English squash player (born 1996)

George Parker (born 25 April 1996) is a professional squash player who represents England. He reached a career high ranking of 25 in the world during October 2022.

== Biography ==
Parker made his professional debut in 2012 whilst finishing his junior career that culminated in him winning the Under-19 European Championships in 2015, defeating Edmon Lopez Moller of Spain in the final.
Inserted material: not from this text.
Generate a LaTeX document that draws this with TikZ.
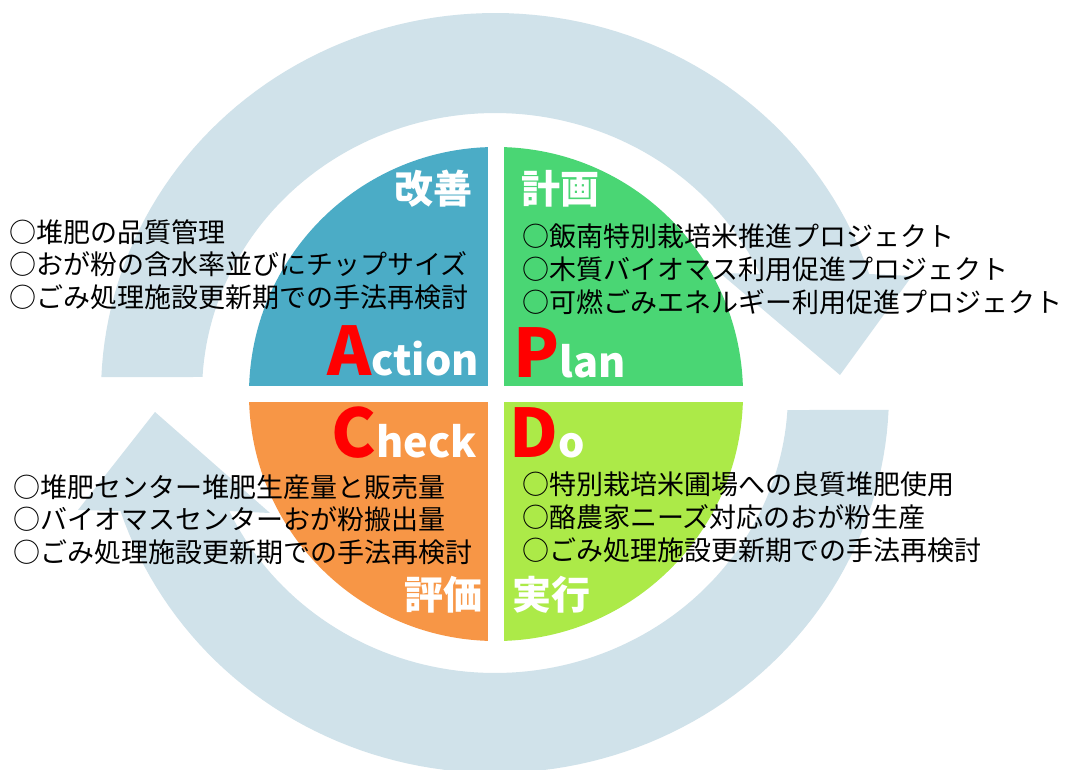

Parker first joined the PSA Tour in 2015 and won the Barcelona Open just six months later, this triumph saw him break into the world's top 100 rankings for the first time. In 2016, his fiery temperament resulted in a warning for breaking a racquet during a match in frustration and the Professional Squash Association (PSA) later handed George a six-month suspension.

After the imposed break, he made it back into the top 100 at the end of the 2016-17 season. He went on to win seven professional titles and during 2018 continued his progression by reaching the world's top 50.

Parker won a gold medals for the England men's national squash team at the 2022 European Squash Team Championships held in Eindhoven. and later that year in October 2022, he hit a career best world ranking (at the time) of 25.

In December 2025, Parker won his 8th PSA title after securing victory in the London Open during the 2025–26 PSA Squash Tour.